Enhanced RocksDB in YugabyteDB
RocksDB is an implementation LSM Tree, offering high levels of customization to adapt its usage. Deciding whether RocksDB is suitable for SQL databases involves taking into account all the modifications made to implement it in the database. One important feature of RocksDB in YugabyteDB is the sharding of tables and indexes into small tablets, typically 10GB to 100GB, based on their key. These tablets are automatically split as the table grows. To achieve scalability, all storage-related activity occurs at the tablet level, where each tablet represents a Raft group and has its own LSM Tree.
This addresses a major issue with RocksDB, as it may not be well-suited for very large LSM Trees. For example, during full compaction, the required space may double because the current SST files must be kept until the new SST files are written. While a database doubling in size would be unacceptable bloat, with compactions occurring at the tablet level, only small portions of the database temporarily experience this increase. RocksDB has leveled compaction to address this issue, but it is not necessary for YugabyteDB, which stays at level 0 with size-tiered compaction, thanks to the controlled size of tablets. Keeping the size of tablets from growing excessively large by sharding and auto-splitting is also crucial for scalability. They act as replication units. When new nodes are added, YugabyteDB moves tablet peers to rebalance transparently using Raft, and this is done in small increments so that new nodes can immediately start relieving some of the activity from the busy nodes.
In SQL databases, one specific aspect is that they have to accept transactional writes before knowing their visibility timestamp, which is only known after the COMMIT. Traditional databases need to revisit the blocks after the transaction is committed, for example, with actions like VACUUM in PostgreSQL or delayed block cleanout in Oracle. YugabyteDB addresses this issue differently by using two LSM Trees per tablet: IntentsDB and RegularDB. IntentsDB holds the provisional records, with their changes and lock information. These become visible to other transactions once the transaction status is set to committed in the transaction table, which is also a distributed and replicated tablet.
In the background, the committed intents are written to RegularDB with their definitive commit timestamp, so that reading from it doesn't require visiting the transaction table. These writes do not need to be protected by WAL because they are still covered by the higher-level WAL of logical change records Raft log. YugabyteDB ensures that the RegularDB MemTable is flushed before IntentsDB is flushed within each tablet so that WAL can be reclaimed safely.
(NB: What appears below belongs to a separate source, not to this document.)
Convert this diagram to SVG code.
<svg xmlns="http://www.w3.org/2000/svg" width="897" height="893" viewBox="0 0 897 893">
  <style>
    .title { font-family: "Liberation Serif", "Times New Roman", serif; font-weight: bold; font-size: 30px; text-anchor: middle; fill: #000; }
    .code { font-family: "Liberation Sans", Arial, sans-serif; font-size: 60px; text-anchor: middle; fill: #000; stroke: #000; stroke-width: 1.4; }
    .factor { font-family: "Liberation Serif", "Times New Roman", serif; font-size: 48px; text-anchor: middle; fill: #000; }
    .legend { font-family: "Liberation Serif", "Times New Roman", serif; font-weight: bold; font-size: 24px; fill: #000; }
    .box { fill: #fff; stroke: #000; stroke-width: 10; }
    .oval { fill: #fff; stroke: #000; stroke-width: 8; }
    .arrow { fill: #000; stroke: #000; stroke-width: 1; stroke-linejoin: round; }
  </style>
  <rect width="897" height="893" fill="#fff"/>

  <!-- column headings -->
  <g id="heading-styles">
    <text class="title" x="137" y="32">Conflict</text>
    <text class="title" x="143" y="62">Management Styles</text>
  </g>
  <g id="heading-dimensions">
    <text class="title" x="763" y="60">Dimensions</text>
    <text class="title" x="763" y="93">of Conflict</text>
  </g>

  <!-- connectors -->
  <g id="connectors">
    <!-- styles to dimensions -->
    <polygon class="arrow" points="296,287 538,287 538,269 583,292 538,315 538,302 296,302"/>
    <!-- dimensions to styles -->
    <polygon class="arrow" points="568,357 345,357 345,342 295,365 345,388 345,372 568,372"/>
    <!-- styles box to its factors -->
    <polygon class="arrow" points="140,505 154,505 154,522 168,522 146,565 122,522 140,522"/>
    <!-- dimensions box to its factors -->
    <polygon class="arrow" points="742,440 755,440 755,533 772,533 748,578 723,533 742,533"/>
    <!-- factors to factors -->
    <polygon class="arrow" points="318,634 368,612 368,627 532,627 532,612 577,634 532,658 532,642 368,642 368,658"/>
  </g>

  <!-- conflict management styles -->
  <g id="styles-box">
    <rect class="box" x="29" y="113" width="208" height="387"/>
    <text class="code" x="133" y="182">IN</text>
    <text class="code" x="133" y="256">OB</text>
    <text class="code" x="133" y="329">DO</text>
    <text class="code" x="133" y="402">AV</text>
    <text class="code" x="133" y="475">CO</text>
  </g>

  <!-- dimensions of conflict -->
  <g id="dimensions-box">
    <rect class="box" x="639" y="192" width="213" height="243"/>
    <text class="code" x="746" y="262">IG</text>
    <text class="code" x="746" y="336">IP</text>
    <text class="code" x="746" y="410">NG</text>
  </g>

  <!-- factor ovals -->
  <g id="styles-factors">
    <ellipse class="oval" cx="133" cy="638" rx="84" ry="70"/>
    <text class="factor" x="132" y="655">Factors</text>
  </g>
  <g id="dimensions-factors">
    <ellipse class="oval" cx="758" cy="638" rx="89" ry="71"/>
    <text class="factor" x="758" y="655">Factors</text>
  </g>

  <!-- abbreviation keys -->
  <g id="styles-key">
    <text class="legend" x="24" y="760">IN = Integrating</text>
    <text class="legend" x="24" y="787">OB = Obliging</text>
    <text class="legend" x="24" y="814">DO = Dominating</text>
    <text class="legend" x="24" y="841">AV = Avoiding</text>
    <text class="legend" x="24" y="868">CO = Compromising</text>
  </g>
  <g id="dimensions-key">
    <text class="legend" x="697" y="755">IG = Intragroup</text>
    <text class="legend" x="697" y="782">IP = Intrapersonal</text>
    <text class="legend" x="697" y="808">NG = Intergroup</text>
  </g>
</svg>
Typically, there's a small IntentsDB in each tablet, which is mostly in memory except for very long transactions, and the definitive RegularDB, which is optimized for long-term use. IntentsDB and RegularDB are compacted independently when the number of SST files increases. IntentsDB gets its provisional records removed when applied to RegularDB. Intermediate versions are removed when RegularDB SST files are compacted after the maximum MVCC retention. This design combines the advantages of other MVCC implementations, such as fast rollback (like PostgreSQL), no VACUUM (like Oracle), and additionally keeping row versions organized by key for fast queries in all isolation levels.
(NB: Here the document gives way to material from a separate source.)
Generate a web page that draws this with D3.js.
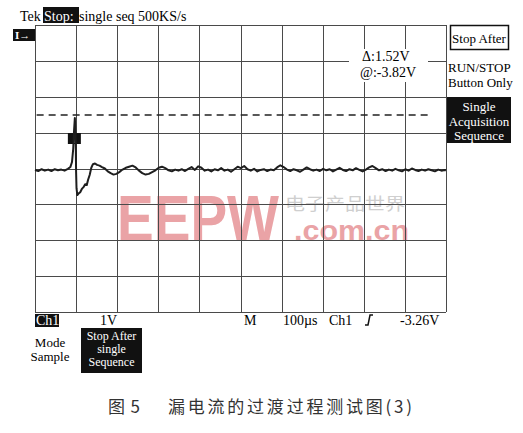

When data is being read from both IntentsDB and RegularDB, a custom RocksDB iterator is used to merge the data from these LSM Trees. There are several optimizations carried out to minimize the number of files that need to be read. In SQL databases, there are generally more read operations than write operations, so it is practical to include some additional metadata when writing to speed up the read operations. For instance, maintaining a bloom filter for each SST file helps skip reading from files that do not contain the queried key. In the case of YugabyteDB, this has been extended to include prefixes in the key, especially useful for composite keys and partial predicates on it. Another example involves storing the minimum and maximum values for each column, similar to a storage index or zone map, to skip reading files that are outside the queried range. As each RocksDB belongs to one table or one index, this metadata is optimized for each key.
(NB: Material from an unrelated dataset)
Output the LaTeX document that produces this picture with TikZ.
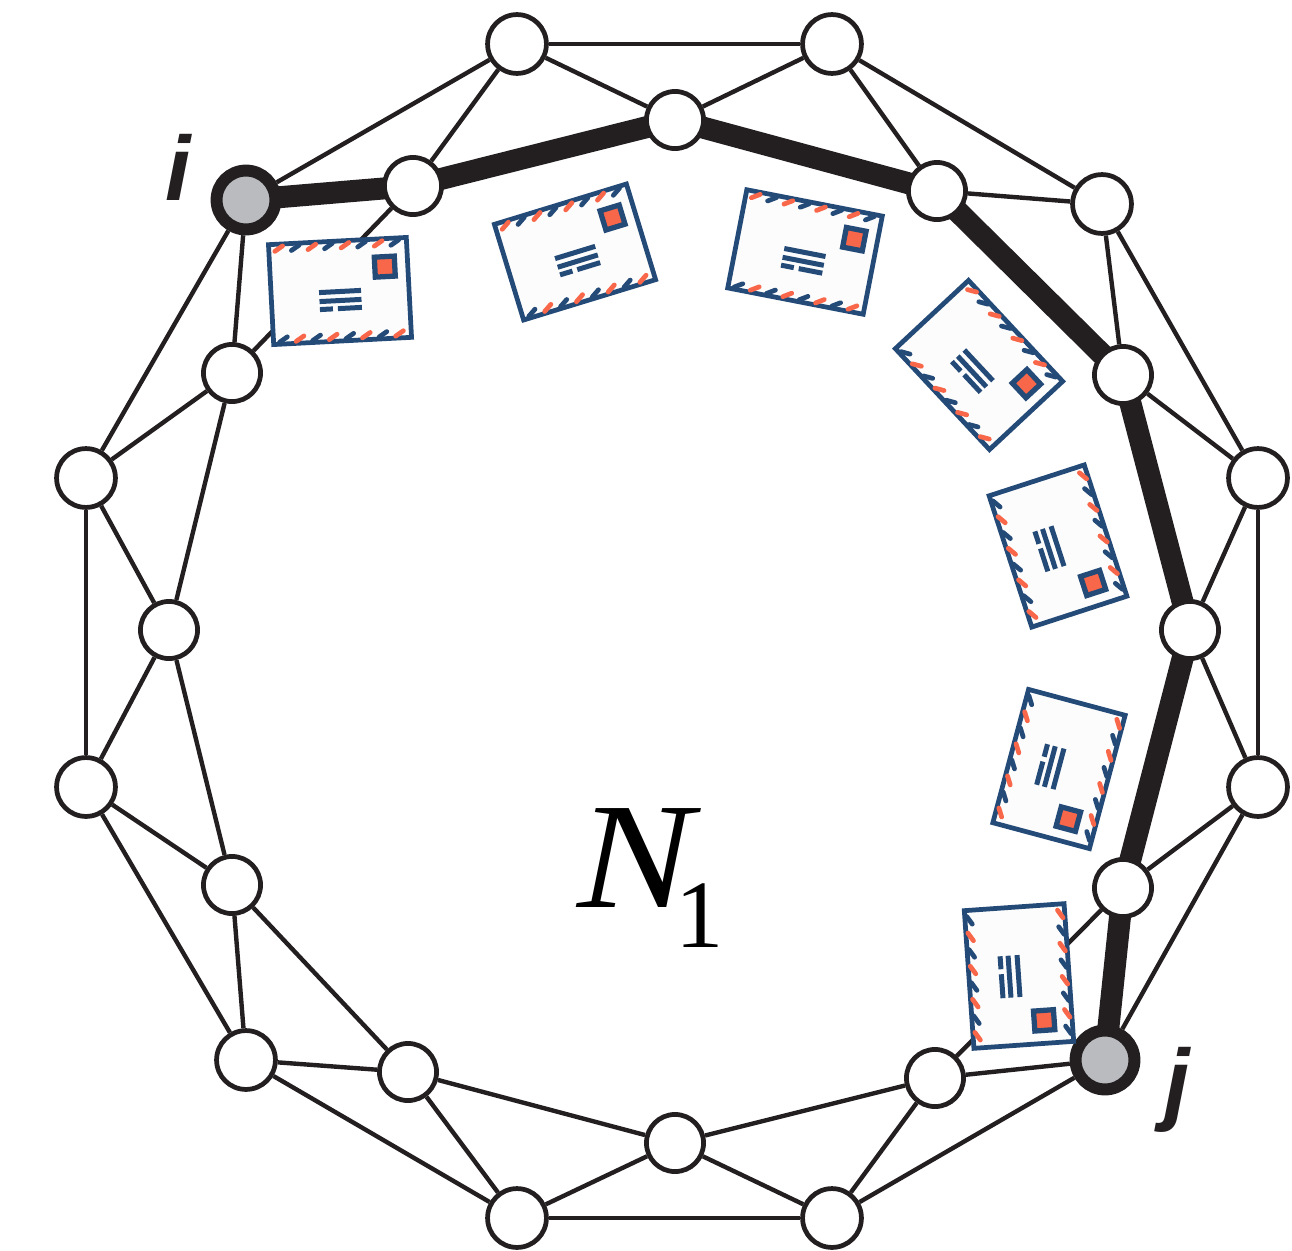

Similar to traditional databases, the block cache is optimized to ensure that full table scans do not significantly wipe out the cache. Additionally, the RocksDB block cache in YugabyteDB is global rather than per-RocksDB, and shared across all tablets. While MemTables are specific to each tablet, they also adhere to a global limit, allowing optimal use of the node's resources and maintaining individual LSM trees for each tablet.
Here is the documentation about those performance enhancements:
RocksDB and YugabyteDB have different ways of handling keys. In RocksDB, keys are stored with a sequence, while in YugabyteDB, versions are sequenced with the Hybrid Logical Time timestamp, the same timestamp used for Multi-Version Concurrency Control. With MVCC, point queries may read a range to find the correct version based on the transaction read time. Keys often contain multiple columns, such as a composite primary key for the table or indexed columns for indexes, including the encoded primary key when it is a non-unique secondary index. To deal with large keys, Yugabyte has implemented advanced delta encoding to significantly reduce the key size without adding overhead. YugabyteDB is open source and the architecture design documentation is public.
Conclusion
The B-Tree index remains relevant in monolithic databases because it compensates for write amplification with a large buffer cache and maintains its efficient read performance on SSDs. it's important to note that even with a very large buffer cache, extra attention needs to be paid by the application when dealing with values that are scattered across the datatype range, such as random UUIDs, as random I/O is unavoidable. The efficiency of the B-Tree index also depends on the implementation of MVCC. In some databases, regular index rebuilding is necessary to reclaim space, while in others, it is not required for the most common access patterns. However, the scalability of a large shared buffer pool is limited because RAM cannot be shared by multiple instances in a cloud network. Distributed cloud-native databases often use the LSM Tree because it allows for efficient writes, even with a small MemTable, as it transforms random writes into sequential flushes, and reading from multiple SST files is acceptable with the quick random read capabilities of SSDs.
RocksDB is a strong, high-performance implementation of LSM Tree used in several databases. However, YugabyteDB does not use RocksDB in its original form. The codebase has been extensively modified to optimize performance for Distributed SQL. These modifications, along with sharding at the level of key-value logical change records, enable YugabyteDB to scale out with elasticity and high availability.